You get to invite 5 influential people to a dinner party (currently living). Who are they and why?
- President Obama: This may seem like a cliché response, but I think President Obama has been a strong influence for young people in this country, especially people of color. Politics aside, he seems like a cool guy to have at any dinner party. He would be insightful, but also entertaining. I’d like to know what a normal day is like for someone who has one of the most stressful jobs in the world.
- Peyton Manning: He is the reason I fell in love with my favorite sport: American football. Manning is a class act who is the personification of the word “dedication.”
- Dr. Ben Carson: I remember reading “Gifted Hands” as a child and wanting to be like Carson when I grew up. My grandmother (who grew up in Carson’s native Baltimore) spoke highly of his feats, such as separating conjoined twins and becoming a notable neurosurgeon. I would love to learn more about his story in person.

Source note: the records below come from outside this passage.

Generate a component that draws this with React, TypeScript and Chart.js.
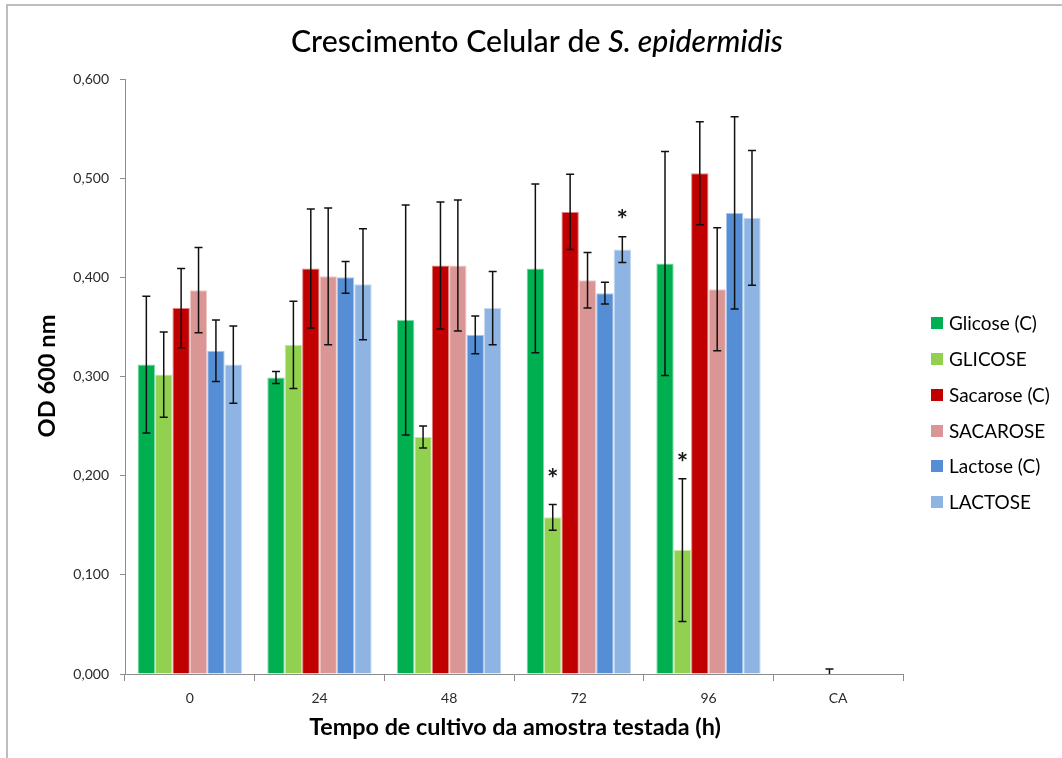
import React, { useEffect, useRef } from "react";
import { Chart, registerables } from "chart.js";

Chart.register(...registerables);

const categories = ["0", "24", "48", "72", "96", "CA"];
const seriesNames = ["Glicose (C)", "GLICOSE", "Sacarose (C)", "SACAROSE", "Lactose (C)", "LACTOSE"];
const seriesColors = ["#00B050", "#92D050", "#C00000", "#DA9694", "#558ED5", "#8EB4E3"];
const seriesBorders = ["#7FD8A7", "#C8E8A7", "#E08080", "#EDCBCA", "#AAC7EA", "#C7DAF1"];

const glicoseC = [0.312, 0.299, 0.357, 0.409, 0.414, 0];
const glicoseCErr = [0.069, 0.006, 0.116, 0.085, 0.113, 0];
const glicose = [0.302, 0.332, 0.239, 0.158, 0.125, 0];
const glicoseErr = [0.043, 0.044, 0.011, 0.013, 0.072, 0];
const sacaroseC = [0.369, 0.409, 0.412, 0.466, 0.505, 0];
const sacaroseCErr = [0.04, 0.06, 0.064, 0.038, 0.052, 0.005];
const sacarose = [0.387, 0.401, 0.412, 0.397, 0.388, 0];
const sacaroseErr = [0.043, 0.069, 0.066, 0.028, 0.062, 0];
const lactoseC = [0.326, 0.4, 0.342, 0.384, 0.465, 0];
const lactoseCErr = [0.031, 0.016, 0.019, 0.011, 0.097, 0];
const lactose = [0.312, 0.393, 0.369, 0.428, 0.46, 0];
const lactoseErr = [0.039, 0.056, 0.037, 0.013, 0.068, 0];

const seriesValues = [glicoseC, glicose, sacaroseC, sacarose, lactoseC, lactose];
const seriesErrors = [glicoseCErr, glicoseErr, sacaroseCErr, sacaroseErr, lactoseCErr, lactoseErr];

// significance markers (*)
const asteriskSeries = [1, 5, 1];
const asteriskCategory = [3, 3, 4];
const asteriskValue = [0.203, 0.464, 0.219];

const titleNormal = "Crescimento Celular de ";
const titleItalic = "S. epidermidis";
const yTitle = "OD 600 nm";
const xTitle = "Tempo de cultivo da amostra testada (h)";

const FAMILY = "Lato, 'Open Sans', sans-serif";

function fitSize(ctx: CanvasRenderingContext2D, text: string, weight: string, style: string, target: number) {
  ctx.font = `${style} ${weight} 100px ${FAMILY}`;
  const w = ctx.measureText(text).width;
  return (100 * target) / w;
}

const decorPlugin = {
  id: "decor",
  beforeDraw(chart: any) {
    const ctx = chart.ctx as CanvasRenderingContext2D;
    ctx.save();
    ctx.fillStyle = "#ffffff";
    ctx.fillRect(0, 0, chart.width, chart.height);
    ctx.strokeStyle = "#BDBDBD";
    ctx.lineWidth = 2;
    ctx.beginPath();
    ctx.moveTo(7, chart.height);
    ctx.lineTo(7, 5);
    ctx.lineTo(chart.width, 5);
    ctx.stroke();
    ctx.restore();
  },
  afterDatasetsDraw(chart: any) {
    const ctx = chart.ctx as CanvasRenderingContext2D;
    const yScale = chart.scales.y;
    const area = chart.chartArea;
    ctx.save();
    ctx.beginPath();
    ctx.rect(area.left, area.top - 60, area.right - area.left, area.bottom - area.top + 60);
    ctx.clip();
    ctx.strokeStyle = "#111111";
    ctx.lineWidth = 1.5;
    seriesValues.forEach((vals, si) => {
      const meta = chart.getDatasetMeta(si);
      vals.forEach((v, ci) => {
        const e = seriesErrors[si][ci];
        if (!e) return;
        const x = meta.data[ci].x;
        const yt = yScale.getPixelForValue(v + e);
        const yb = yScale.getPixelForValue(v - e);
        ctx.beginPath();
        ctx.moveTo(x, yt);
        ctx.lineTo(x, yb);
        ctx.moveTo(x - 4, yt);
        ctx.lineTo(x + 4, yt);
        ctx.moveTo(x - 4, yb);
        ctx.lineTo(x + 4, yb);
        ctx.stroke();
      });
    });
    ctx.restore();

    // asterisks
    ctx.save();
    ctx.fillStyle = "#1a1a1a";
    ctx.font = `normal 700 27px ${FAMILY}`;
    ctx.textAlign = "center";
    ctx.textBaseline = "alphabetic";
    asteriskSeries.forEach((si, k) => {
      const meta = chart.getDatasetMeta(si);
      const x = meta.data[asteriskCategory[k]].x;
      const y = yScale.getPixelForValue(asteriskValue[k]);
      ctx.fillText("*", x, y + 15);
    });
    ctx.restore();
  },
  afterDraw(chart: any) {
    const ctx = chart.ctx as CanvasRenderingContext2D;
    ctx.save();
    ctx.fillStyle = "#000000";
    // title
    ctx.font = `normal 500 100px ${FAMILY}`;
    const w1 = ctx.measureText(titleNormal).width;
    ctx.font = `italic 500 100px ${FAMILY}`;
    const w2 = ctx.measureText(titleItalic).width;
    const tSize = (100 * 492) / (w1 + w2);
    const startX = 537 - 246;
    ctx.textBaseline = "alphabetic";
    ctx.textAlign = "left";
    ctx.font = `normal 500 ${tSize}px ${FAMILY}`;
    ctx.fillText(titleNormal, startX, 52);
    ctx.font = `italic 500 ${tSize}px ${FAMILY}`;
    ctx.fillText(titleItalic, startX + (w1 * tSize) / 100, 52);

    // x title
    const xs = fitSize(ctx, xTitle, "700", "normal", 412);
    ctx.font = `normal 700 ${xs}px ${FAMILY}`;
    ctx.textAlign = "center";
    ctx.fillText(xTitle, 515, 735);

    // y title
    const ys = fitSize(ctx, yTitle, "700", "normal", 123);
    ctx.save();
    ctx.translate(55, 376);
    ctx.rotate(-Math.PI / 2);
    ctx.font = `normal 700 ${ys}px ${FAMILY}`;
    ctx.textAlign = "center";
    ctx.fillText(yTitle, 0, 0);
    ctx.restore();

    // legend
    const ls = fitSize(ctx, seriesNames[0], "400", "normal", 88);
    const legendY = [323, 359, 395, 431, 466, 502];
    ctx.textAlign = "left";
    ctx.textBaseline = "middle";
    ctx.font = `normal 400 ${ls}px ${FAMILY}`;
    seriesNames.forEach((name, i) => {
      ctx.fillStyle = seriesColors[i];
      ctx.fillRect(931, legendY[i] - 6, 12, 12);
      ctx.fillStyle = "#000000";
      ctx.fillText(name, 949, legendY[i] + 1);
    });
    ctx.restore();
  },
};

export default function App() {
  const ref = useRef<HTMLCanvasElement | null>(null);
  useEffect(() => {
    document.body.style.margin = "0";
    const canvas = ref.current;
    if (!canvas) return;
    const chart = new Chart(canvas, {
      type: "bar",
      data: {
        labels: categories,
        datasets: seriesNames.map((name, i) => ({
          label: name,
          data: seriesValues[i],
          backgroundColor: seriesColors[i],
          borderColor: seriesBorders[i],
          borderWidth: 1,
          categoryPercentage: 0.805,
          barPercentage: 1.0,
        })),
      },
      options: {
        responsive: false,
        animation: false,
        devicePixelRatio: 1,
        layout: { padding: { left: 0, top: 79, right: 159, bottom: 0 } },
        plugins: {
          legend: { display: false },
          title: { display: false },
          tooltip: { enabled: false },
        },
        scales: {
          x: {
            afterFit: (s: any) => {
              s.height = 84;
            },
            grid: {
              display: true,
              drawOnChartArea: false,
              drawTicks: true,
              tickLength: 7,
              offset: true,
              color: "#8C8C8C",
            },
            border: { display: true, color: "#8C8C8C", width: 1 },
            ticks: {
              padding: 9,
              color: "#2b2b2b",
              font: { family: FAMILY, size: 14 },
            },
          },
          y: {
            min: 0,
            max: 0.6,
            afterFit: (s: any) => {
              s.width = 125;
            },
            grid: {
              display: true,
              drawOnChartArea: false,
              drawTicks: true,
              tickLength: 5,
              color: "#8C8C8C",
            },
            border: { display: true, color: "#8C8C8C", width: 1 },
            ticks: {
              stepSize: 0.1,
              padding: 11,
              color: "#2b2b2b",
              font: { family: FAMILY, size: 14 },
              callback: (v: any) => Number(v).toFixed(3).replace(".", ","),
            },
          },
        },
      },
      plugins: [decorPlugin],
    });
    return () => chart.destroy();
  }, []);
  return (
    <div style={{ width: 1062, height: 758 }}>
      <canvas ref={ref} width={1062} height={758} style={{ display: "block" }} />
    </div>
  );
}
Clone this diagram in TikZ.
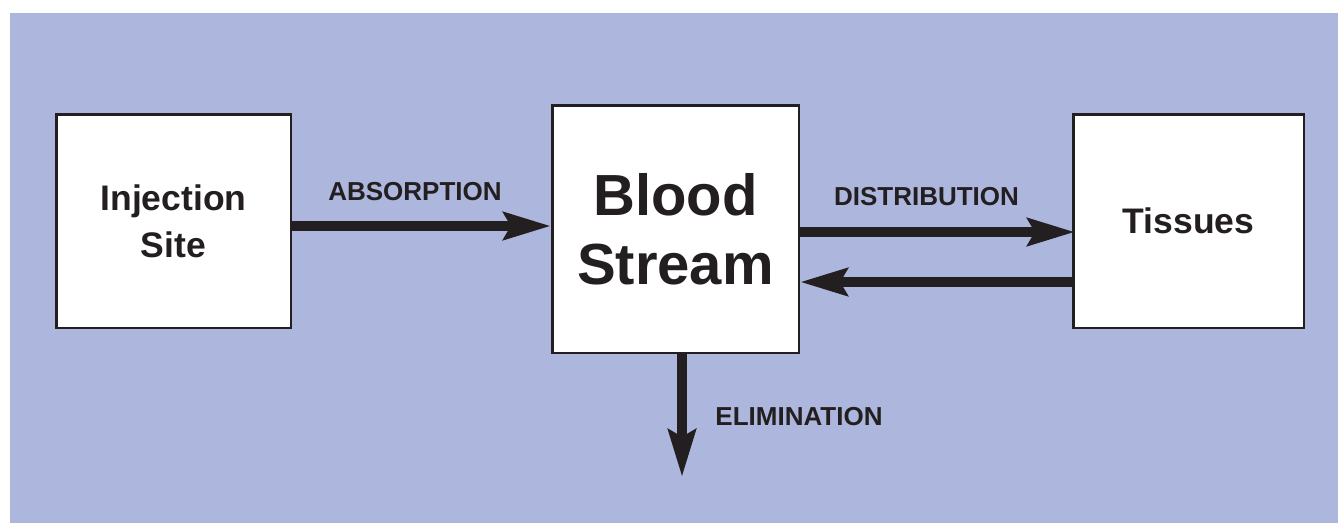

- Ronda Rousey: Rousey isn’t just the most popular female fighter on the world. I think she’s currently the most popular MMA fighter period. To me she is someone who is proving that women can be as notable as men in places that were traditionally reserved for the latter. This is important to me because I was primarily raised mainly by women and I believe that all people should be treated equally. Rousey is also funny, as seen in her interviews and various cameo’s in Television and Film. I think I would learn a thing or two from her.
- Michael Jackson: I know the question says “currently living”, but I feel as though his spirit lives forever. Michael is by far my biggest celebrity influence of all time. He made an impact on the stage with his dance moves, and off the stage with his influential words and his charitable deeds. Jackson is the reason I learned to dance and continued my passion for music. My only regret is never getting to meet him in real life, so if I could, I would invite him to my dinner party.